Xbox boss calls for industry wide ‘legal emulation’ of older video games

Xbox Series X backwards compatibility

Backwards compatibility has its legal limits (pic: Microsoft)

Phil Spencer wants the entire games industry to co-operate in order to improve game preservation and stop titles from disappearing forever.

Despite all the work down with Xbox backwards compatibility, if we want to play our Xbox 360 copy of Transformers: Fall Of Cybertron (one of our favourite action games of that generation) on an Xbox One or Xbox Series X we can’t.

Because it involves a licence that original publisher Activision no longer owns, it cannot be sold digitally on any format and Microsoft don’t have the right to emulate it for backwards compatibility. Its online features also don’t work, because the servers have long ago been switched off.

The same is true of many games, including a number of pre-MCU Marvel titles and the Forza series, and Xbox boss Phil Spencer has called for companies to allow ‘legal emulation’ to get around the problem.

Although it’s not something publishers ever like to talk about, game perseveration has been an increasingly prominent topic in recent years, as games rely more and more on online features that are often switched off after the game is no longer popular or licences have expired.

Emulation is one answer to this problem but it’s a legal grey area and in an interview with Axios, Xbox boss Phil Spencer called for an industry wide standard to ensure old games don’t just fade out of existence.

Currently, Microsoft has to get permission to run every game that works with backwards compatibility individually, and while few publishers ever say no they can’t give their permission if they don’t own a licence from the game anymore – or if they’ve gone bust, which is common with older titles.

When Microsoft announced last week that a final 76 games would be added via backwards compatibility it said the reason for not adding more was because of ‘licensing, legal, and technical constraints’.

Spencer wants the industry to agree to an emulator standard that can keep these older games alive and not make backwards compatibility so difficult.

‘I think we can learn from the history of how we got here through the creative’, said Spencer. ‘I love it in music. I love it in movies and TV, and there’s positive reasons for gaming to want to follow’.

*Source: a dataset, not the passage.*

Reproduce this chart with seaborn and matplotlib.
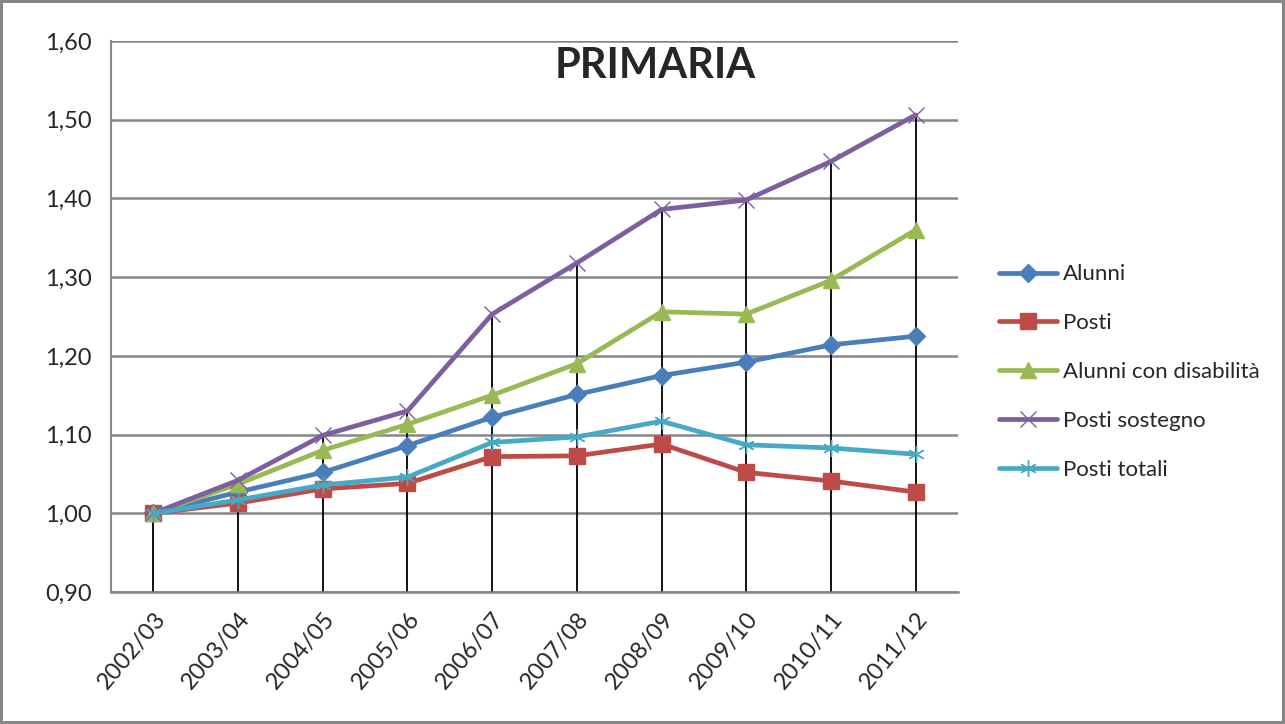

‘My hope (and I think I have to present it that way as of now) is as an industry we’d work on legal emulation that allowed modern hardware to run any (within reason) older executable allowing someone to play any game’, he wrote in a direct message.

There’s probably little chance of that happening though, especially when Spencer begins to talk about completely divorcing games from their original platforms. Which would not suit Sony or Nintendo, and seems slightly disingenuous given the recent furore over The Elder Scrolls 6 exclusivity on Xbox.

Nevertheless, Spencer ended by saying: ‘I think in the end, if we said, ‘Hey, anybody should be able to buy any game, or own any game and continue to play,’ that seems like a great North Star for us as an industry’.